To determine in a consistent manner the wheelchair mass, length, width, height and turning space.
Flat test plane, adjustable vertical barriers (e.g. portable wooden walls) and measuring tools such as a tape measure and a right angle.
Test set up
The testing wheelchair should be set up as per the manufacturer’s recommendation, it may include anti-tip devices. Place the anti-tip devices in the most rear position possible without affecting the configuration of the wheelchair.
If you are going to test a wheelchair that has batteries on it, make sure the batteries are fully charged before proceeding with the test. Besides, follow the manufacturer’s recommendation on speed, if this is not mentioned, use the maximum speed.
- Place the wheelchair on the test place
- Prepare the wheelchair for driving according to manufacturer’s recommendation.
- Make sure any wheels and casters are in trail, in other words, they should be facing as if they were moving forward when you take measurements.
Also known as overall wheelchair depth, it is the distance between the most forward and the most rearward points of the wheelchair. When measuring the length of the wheelchair, it should include all components for its use, such as foot and leg supports, and anti-tippers (Waugh et al., 2013). The casters should be in trail as if they were moving in the forward direction (ISO, 2008).
Figure modified from (Maddock, 2020).
Measure the distance between the most lateral points of the wheelchair. In some cases, the most lateral points could be the pushrims, the arm rests, etc. When measuring the width of the wheelchair, it should include all components for its use, such as foot and leg supports, anti-tippers. The casters should be in trail as if they were moving in the forward direction (Waugh et al., 2013).
Figure modified from (Maddock, 2020).
First, identify the midpoint of the lateral side of the handgrip. Then, measure the distance between this point and the floor (test plane) (Waugh et al., 2013).
Figure modified from (Maddock, 2020).
Prepare the wheelchair so it includes all components for its use, such as foot and leg supports, anti-tippers. Weigh the wheelchair unoccupied (Waugh et al., 2013).
Measure the distance between any wheelchair component (other than a wheel or caster) that is closest to the ground and the ground (Waugh et al., 2013). In some cases, the ground clearance would be measured between the fixed footrest and the ground. When there are adjustable footrests, the ground clearance should be measured between the lowest component to the ground.

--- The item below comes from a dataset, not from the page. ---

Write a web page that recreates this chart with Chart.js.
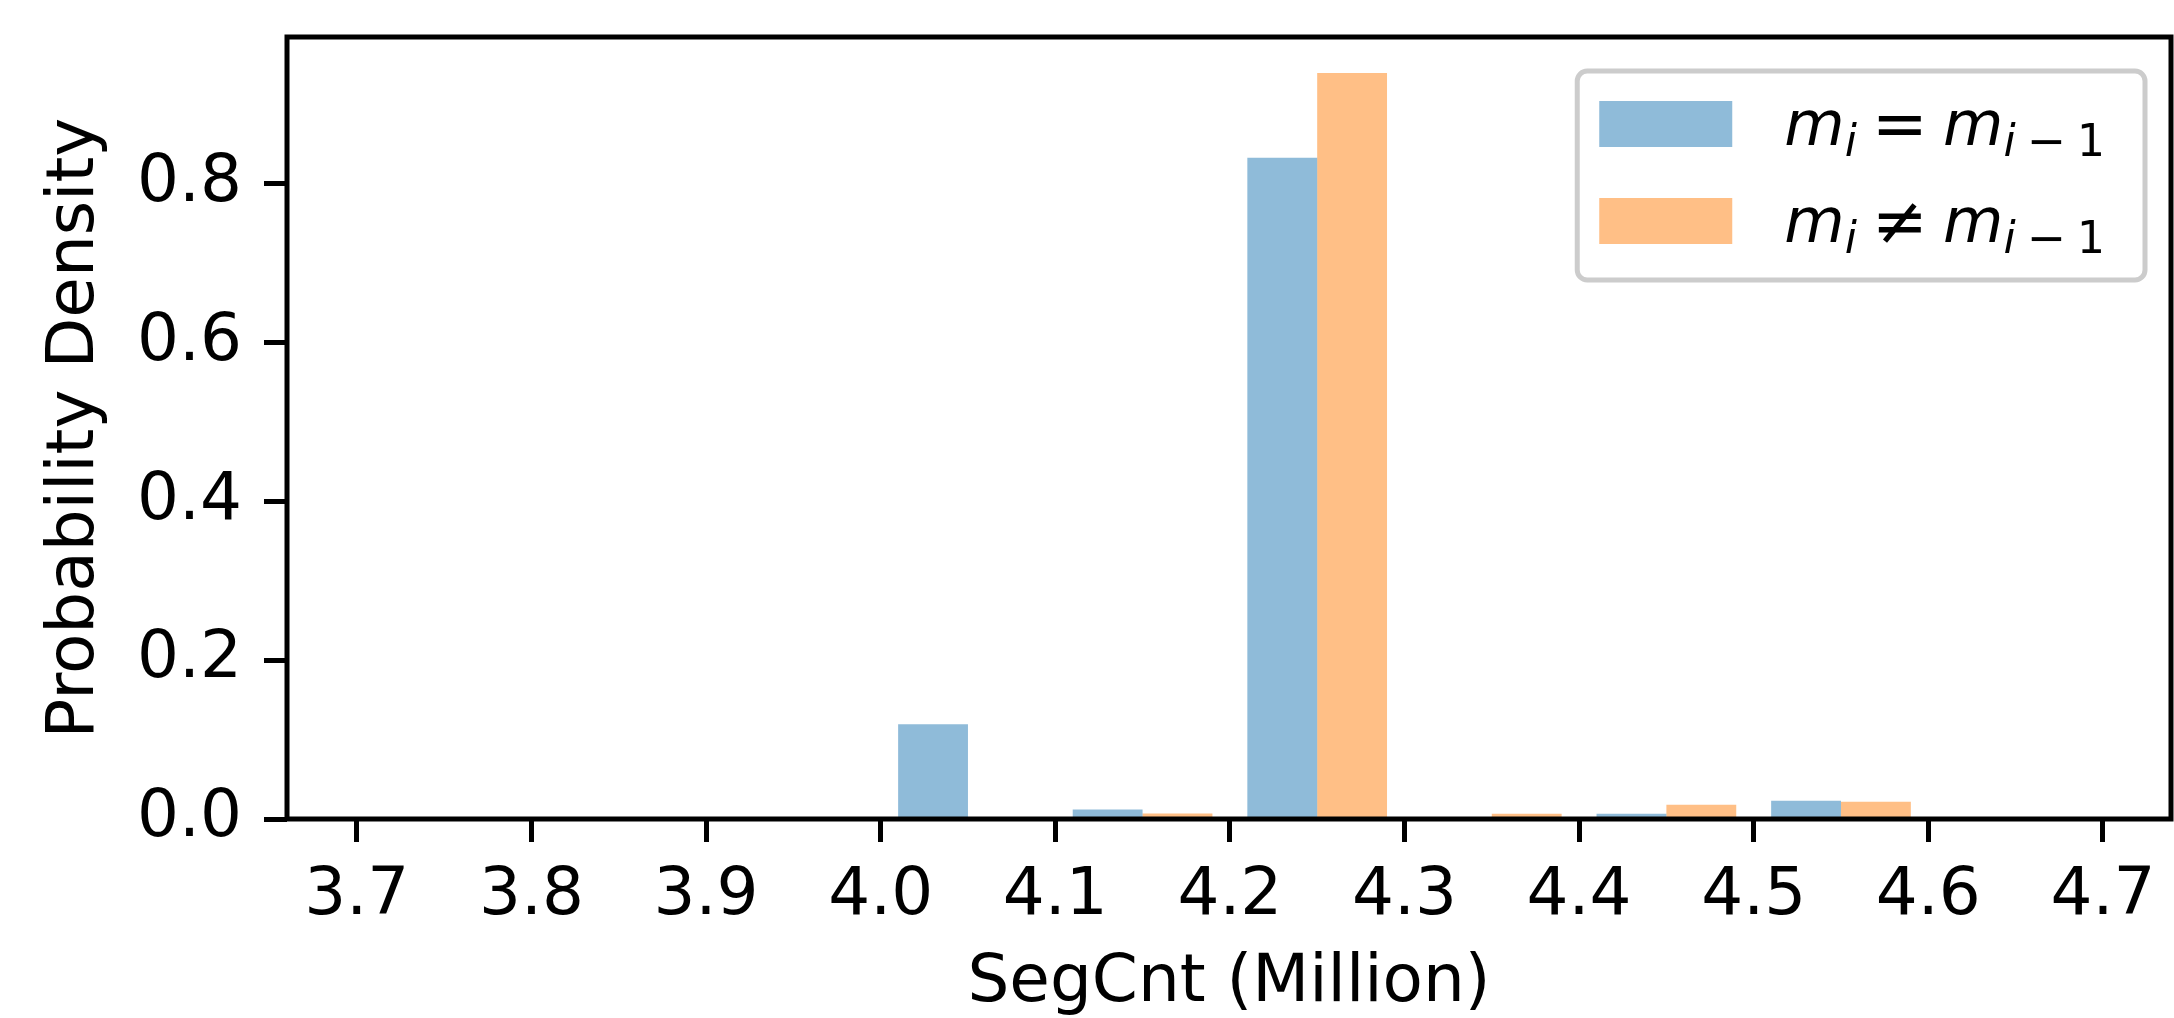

Figure modified from ISO 7176-5(2008).
For the upcoming measures, fold the wheelchair, if applicable, or dismantle it for transport or as if you would be putting it away for storage. This means, you may need to remove the rear wheels, and leg or foot supports.
Stowage length (depth)
Once these components have been removed, measure the distance between the most forward and most rearward points of the wheelchair when folded (Waugh et al., 2013).
Once the components have been removed and the wheelchair is folded, measure the minimum distance between the most lateral points of the wheelchair (Waugh et al., 2013).
Once the components have been removed and the wheelchair is folded, measure the distance between the highest point of the wheelchair when folded and the floor (test plane) (Waugh et al., 2013).
Mass of heaviest part
Once the components have been removed and the wheelchair is dismantled, weigh the heaviest part of the wheelchair (Waugh et al., 2013).
The next measurements may require you to use the adjustable barriers or walls:
This measurement is also referred to as turning radius or turning circle. It is the smallest circle in which the wheelchair can be driven making a 360° (Waugh et al., 2013).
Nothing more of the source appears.